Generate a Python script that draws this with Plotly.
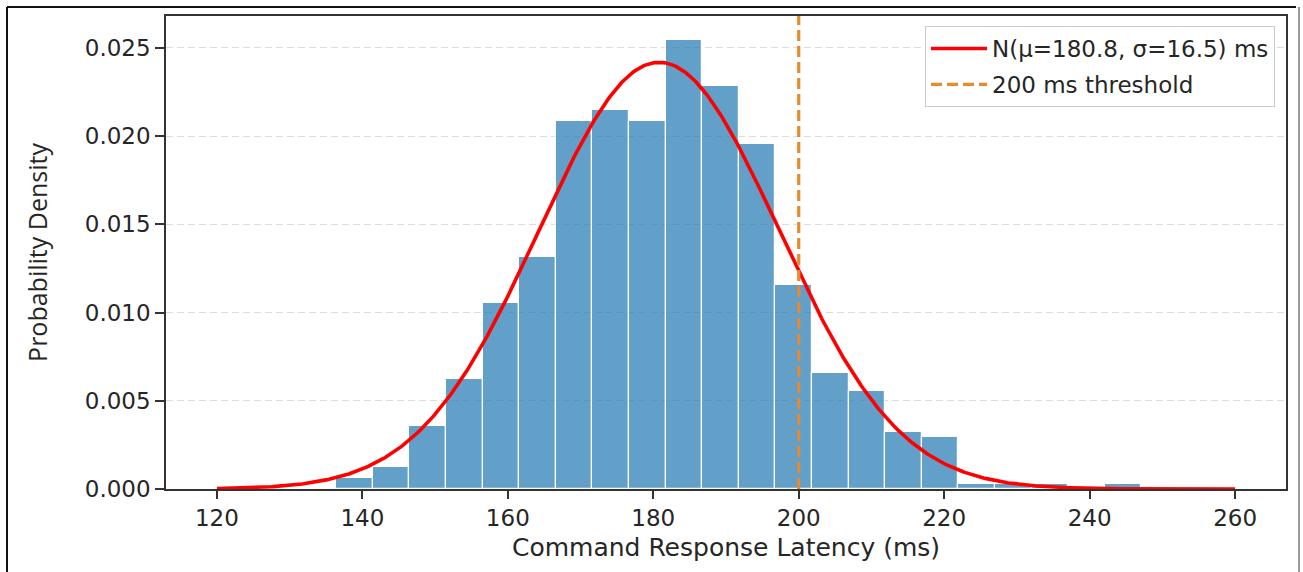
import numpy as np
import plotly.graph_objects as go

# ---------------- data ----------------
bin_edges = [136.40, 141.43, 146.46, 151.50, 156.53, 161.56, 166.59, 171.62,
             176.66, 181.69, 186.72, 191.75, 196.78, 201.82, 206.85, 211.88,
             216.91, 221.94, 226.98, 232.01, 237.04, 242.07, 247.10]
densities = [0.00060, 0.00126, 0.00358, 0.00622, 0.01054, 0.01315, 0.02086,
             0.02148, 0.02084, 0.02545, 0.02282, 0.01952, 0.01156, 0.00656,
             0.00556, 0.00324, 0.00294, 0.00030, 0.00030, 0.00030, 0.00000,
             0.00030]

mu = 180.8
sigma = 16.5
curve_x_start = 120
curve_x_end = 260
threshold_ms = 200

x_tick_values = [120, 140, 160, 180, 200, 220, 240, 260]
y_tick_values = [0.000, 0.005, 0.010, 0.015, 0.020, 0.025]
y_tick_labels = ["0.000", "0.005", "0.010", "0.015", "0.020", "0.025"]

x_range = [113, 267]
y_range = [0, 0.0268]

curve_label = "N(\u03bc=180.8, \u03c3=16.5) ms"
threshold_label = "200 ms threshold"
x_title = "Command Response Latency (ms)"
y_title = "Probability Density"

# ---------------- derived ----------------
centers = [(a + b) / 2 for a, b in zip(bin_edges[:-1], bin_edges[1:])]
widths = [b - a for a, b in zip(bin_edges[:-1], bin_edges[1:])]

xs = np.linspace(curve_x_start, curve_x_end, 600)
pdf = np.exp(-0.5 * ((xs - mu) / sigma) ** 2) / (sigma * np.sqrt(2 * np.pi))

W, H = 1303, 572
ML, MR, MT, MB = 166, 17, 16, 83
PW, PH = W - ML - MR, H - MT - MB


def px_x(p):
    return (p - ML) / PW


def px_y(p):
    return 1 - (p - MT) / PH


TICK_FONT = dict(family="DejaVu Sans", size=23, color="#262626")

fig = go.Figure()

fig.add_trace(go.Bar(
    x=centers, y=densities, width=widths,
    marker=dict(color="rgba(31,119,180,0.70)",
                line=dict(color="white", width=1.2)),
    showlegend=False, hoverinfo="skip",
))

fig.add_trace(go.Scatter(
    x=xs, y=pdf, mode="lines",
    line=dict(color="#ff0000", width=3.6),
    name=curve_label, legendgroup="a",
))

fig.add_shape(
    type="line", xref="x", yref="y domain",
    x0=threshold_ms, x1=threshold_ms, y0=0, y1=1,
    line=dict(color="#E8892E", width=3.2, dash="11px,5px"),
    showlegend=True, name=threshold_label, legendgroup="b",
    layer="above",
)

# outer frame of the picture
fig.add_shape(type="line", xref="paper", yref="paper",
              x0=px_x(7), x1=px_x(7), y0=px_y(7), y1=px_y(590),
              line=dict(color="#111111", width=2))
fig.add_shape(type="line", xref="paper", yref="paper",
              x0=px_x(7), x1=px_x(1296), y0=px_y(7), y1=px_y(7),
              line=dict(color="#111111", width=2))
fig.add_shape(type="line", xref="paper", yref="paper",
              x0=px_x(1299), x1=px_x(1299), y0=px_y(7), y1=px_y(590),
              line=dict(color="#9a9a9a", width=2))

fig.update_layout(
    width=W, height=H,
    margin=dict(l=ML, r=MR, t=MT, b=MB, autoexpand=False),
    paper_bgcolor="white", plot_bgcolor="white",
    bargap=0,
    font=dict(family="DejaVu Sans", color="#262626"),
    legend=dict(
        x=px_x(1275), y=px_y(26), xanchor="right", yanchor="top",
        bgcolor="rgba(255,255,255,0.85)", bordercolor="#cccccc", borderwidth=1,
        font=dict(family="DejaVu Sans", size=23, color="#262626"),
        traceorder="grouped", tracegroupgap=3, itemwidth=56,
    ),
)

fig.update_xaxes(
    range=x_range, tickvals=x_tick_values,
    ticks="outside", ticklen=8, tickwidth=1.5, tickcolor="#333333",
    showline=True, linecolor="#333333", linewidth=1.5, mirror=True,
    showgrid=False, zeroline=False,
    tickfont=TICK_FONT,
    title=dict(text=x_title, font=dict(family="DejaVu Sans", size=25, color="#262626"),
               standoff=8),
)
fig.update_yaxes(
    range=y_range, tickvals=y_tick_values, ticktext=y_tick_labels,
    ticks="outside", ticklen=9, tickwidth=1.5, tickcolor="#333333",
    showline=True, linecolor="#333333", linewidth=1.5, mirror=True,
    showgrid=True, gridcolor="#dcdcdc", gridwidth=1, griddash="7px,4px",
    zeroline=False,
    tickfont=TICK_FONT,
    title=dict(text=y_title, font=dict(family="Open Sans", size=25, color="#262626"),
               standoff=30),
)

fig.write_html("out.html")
☆ ☆ ☆ ☆ ☆ ☆ ☆
Transcribe the preceding listing in its entirety and with exact wording, leaving out pictures.

> RIGHT ANSWER:
Generate a Python script that draws this with Plotly.
import numpy as np
import plotly.graph_objects as go

# ---------------- data ----------------
bin_edges = [136.40, 141.43, 146.46, 151.50, 156.53, 161.56, 166.59, 171.62,
             176.66, 181.69, 186.72, 191.75, 196.78, 201.82, 206.85, 211.88,
             216.91, 221.94, 226.98, 232.01, 237.04, 242.07, 247.10]
densities = [0.00060, 0.00126, 0.00358, 0.00622, 0.01054, 0.01315, 0.02086,
             0.02148, 0.02084, 0.02545, 0.02282, 0.01952, 0.01156, 0.00656,
             0.00556, 0.00324, 0.00294, 0.00030, 0.00030, 0.00030, 0.00000,
             0.00030]

mu = 180.8
sigma = 16.5
curve_x_start = 120
curve_x_end = 260
threshold_ms = 200

x_tick_values = [120, 140, 160, 180, 200, 220, 240, 260]
y_tick_values = [0.000, 0.005, 0.010, 0.015, 0.020, 0.025]
y_tick_labels = ["0.000", "0.005", "0.010", "0.015", "0.020", "0.025"]

x_range = [113, 267]
y_range = [0, 0.0268]

curve_label = "N(\u03bc=180.8, \u03c3=16.5) ms"
threshold_label = "200 ms threshold"
x_title = "Command Response Latency (ms)"
y_title = "Probability Density"

# ---------------- derived ----------------
centers = [(a + b) / 2 for a, b in zip(bin_edges[:-1], bin_edges[1:])]
widths = [b - a for a, b in zip(bin_edges[:-1], bin_edges[1:])]

xs = np.linspace(curve_x_start, curve_x_end, 600)
pdf = np.exp(-0.5 * ((xs - mu) / sigma) ** 2) / (sigma * np.sqrt(2 * np.pi))

W, H = 1303, 572
ML, MR, MT, MB = 166, 17, 16, 83
PW, PH = W - ML - MR, H - MT - MB


def px_x(p):
    return (p - ML) / PW


def px_y(p):
    return 1 - (p - MT) / PH


TICK_FONT = dict(family="DejaVu Sans", size=23, color="#262626")

fig = go.Figure()

fig.add_trace(go.Bar(
    x=centers, y=densities, width=widths,
    marker=dict(color="rgba(31,119,180,0.70)",
                line=dict(color="white", width=1.2)),
    showlegend=False, hoverinfo="skip",
))

fig.add_trace(go.Scatter(
    x=xs, y=pdf, mode="lines",
    line=dict(color="#ff0000", width=3.6),
    name=curve_label, legendgroup="a",
))

fig.add_shape(
    type="line", xref="x", yref="y domain",
    x0=threshold_ms, x1=threshold_ms, y0=0, y1=1,
    line=dict(color="#E8892E", width=3.2, dash="11px,5px"),
    showlegend=True, name=threshold_label, legendgroup="b",
    layer="above",
)

# outer frame of the picture
fig.add_shape(type="line", xref="paper", yref="paper",
              x0=px_x(7), x1=px_x(7), y0=px_y(7), y1=px_y(590),
              line=dict(color="#111111", width=2))
fig.add_shape(type="line", xref="paper", yref="paper",
              x0=px_x(7), x1=px_x(1296), y0=px_y(7), y1=px_y(7),
              line=dict(color="#111111", width=2))
fig.add_shape(type="line", xref="paper", yref="paper",
              x0=px_x(1299), x1=px_x(1299), y0=px_y(7), y1=px_y(590),
              line=dict(color="#9a9a9a", width=2))

fig.update_layout(
    width=W, height=H,
    margin=dict(l=ML, r=MR, t=MT, b=MB, autoexpand=False),
    paper_bgcolor="white", plot_bgcolor="white",
    bargap=0,
    font=dict(family="DejaVu Sans", color="#262626"),
    legend=dict(
        x=px_x(1275), y=px_y(26), xanchor="right", yanchor="top",
        bgcolor="rgba(255,255,255,0.85)", bordercolor="#cccccc", borderwidth=1,
        font=dict(family="DejaVu Sans", size=23, color="#262626"),
        traceorder="grouped", tracegroupgap=3, itemwidth=56,
    ),
)

fig.update_xaxes(
    range=x_range, tickvals=x_tick_values,
    ticks="outside", ticklen=8, tickwidth=1.5, tickcolor="#333333",
    showline=True, linecolor="#333333", linewidth=1.5, mirror=True,
    showgrid=False, zeroline=False,
    tickfont=TICK_FONT,
    title=dict(text=x_title, font=dict(family="DejaVu Sans", size=25, color="#262626"),
               standoff=8),
)
fig.update_yaxes(
    range=y_range, tickvals=y_tick_values, ticktext=y_tick_labels,
    ticks="outside", ticklen=9, tickwidth=1.5, tickcolor="#333333",
    showline=True, linecolor="#333333", linewidth=1.5, mirror=True,
    showgrid=True, gridcolor="#dcdcdc", gridwidth=1, griddash="7px,4px",
    zeroline=False,
    tickfont=TICK_FONT,
    title=dict(text=y_title, font=dict(family="Open Sans", size=25, color="#262626"),
               standoff=30),
)

fig.write_html("out.html")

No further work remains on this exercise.